Services Agreement

This Services Agreement (the “Agreement”) is entered into by and between Investor Host LLC (the “Service Provider”) and the individual or entity completing the onboarding form and accepting these terms (the “Client”).

By accepting this Agreement, the Client agrees to the following:


Acceptance of Terms

By checking the box indicating acceptance of these terms on the onboarding form, the Client agrees to be bound by this Agreement. This action constitutes a legally binding electronic acceptance equivalent to a signed written agreement.

The effective date of this Agreement is the date the Client submits the onboarding form.


Scope of Services

The Service Provider will provide branding and website-related services, which may include branding strategy, logo design, website design and development, content creation, and related services (the “Services”).

The specific Services to be provided will be based on the Client’s selected package, onboarding form, or order details (the “Order Form”), which is incorporated into this Agreement.


Deliverables and Timeline

The Service Provider will deliver the agreed-upon Services in accordance with the Order Form.

The anticipated timeline for completion is approximately four to eight (4–8) weeks. Timelines are dependent on the Client providing timely feedback, approvals, and required materials. The Service Provider is not responsible for delays caused by lack of Client communication.


Payment

Total Fee:
The total fee for Services will be as specified in the Client’s Order Form, invoice, or checkout.

Payment Collection:
Payments may be collected by a third party on behalf of the Service Provider.

Deposits and Payments:
All payments, including deposits and installment payments, are non-refundable once processed.

In lieu of a refund, amounts paid may be converted into an in-house credit valid for one (1) year from the date of issue. This credit is non-transferable and must be used by the original Client. Unused credits expire after one year.


Revisions and Additional Work

Reasonable revisions may be included as part of the Services. Requests outside the agreed scope may require additional fees and will be quoted separately.


Intellectual Property Rights

Ownership:
The Service Provider retains ownership of all original designs, source files, and materials until full payment is received.

Upon full payment, the Client is granted a non-exclusive, worldwide, perpetual license to use the final deliverables for business purposes.

Content Licensing:
Any ghostwritten articles, whitepapers, or proprietary content provided by the Service Provider remain the intellectual property of the Service Provider and are licensed for use only while the Client maintains an active website subscription (if applicable).

These materials may not be reused, distributed, or republished outside of the Client’s website without written permission. Upon termination of services, the Client’s right to use these materials ends.


Hosting and Maintenance

Hosting Requirement:
Hosting may be required for the website to function properly.

Optional Maintenance:
The Service Provider may offer optional maintenance services for updates, security, and performance.

Subscription Billing:
Hosting and maintenance (if selected) are billed on a recurring basis beginning after website completion.

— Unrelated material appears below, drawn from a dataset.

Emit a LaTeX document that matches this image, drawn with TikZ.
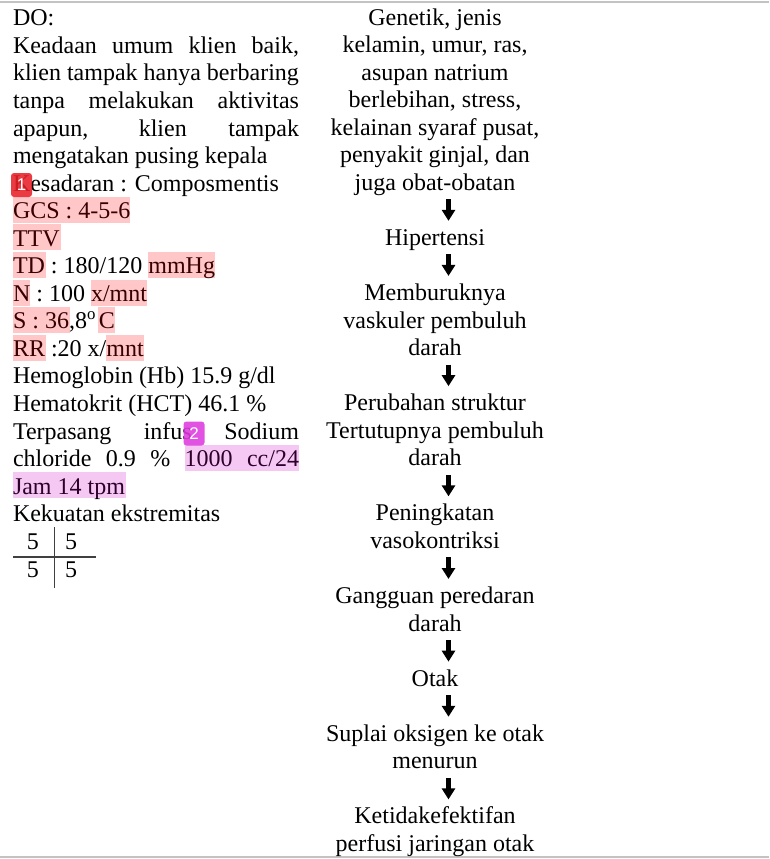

Subscription Cancellation and Data Export

Upon cancellation, the Service Provider will provide a website data export in XML format, which may include pages, posts, and standard content.

Custom designs, proprietary systems, themes, or licensed content may not be included in the export.


Communication

The primary method of communication will be email using the address provided by the Client.

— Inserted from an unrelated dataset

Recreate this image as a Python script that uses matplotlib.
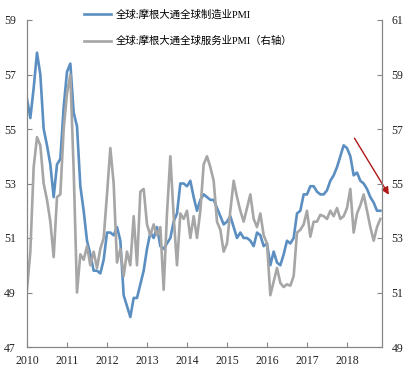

The Client is responsible for responding in a timely manner. Delays in communication may impact timelines, and the Service Provider is not responsible for project delays resulting from lack of Client response.


No Guarantees

The Client acknowledges that the Service Provider does not guarantee specific business results, including but not limited to lead generation, revenue, or investment outcomes.


Chargebacks and Disputes

The Client agrees not to initiate chargebacks or payment disputes for services rendered.

If the Client has any concerns, they agree to contact the Service Provider directly to resolve the issue.


Confidentiality

Both parties agree to keep confidential any proprietary or sensitive information shared during the course of this Agreement and not disclose such information without prior written consent.


Choice of Law and Venue

This Agreement shall be governed by the laws of the State of Vermont.

Any disputes arising from this Agreement shall be resolved in the state or federal courts located in Vermont. The Client consents to jurisdiction in these courts.


Entire Agreement

This Agreement constitutes the entire agreement between the parties and supersedes all prior communications or understandings, whether written or oral.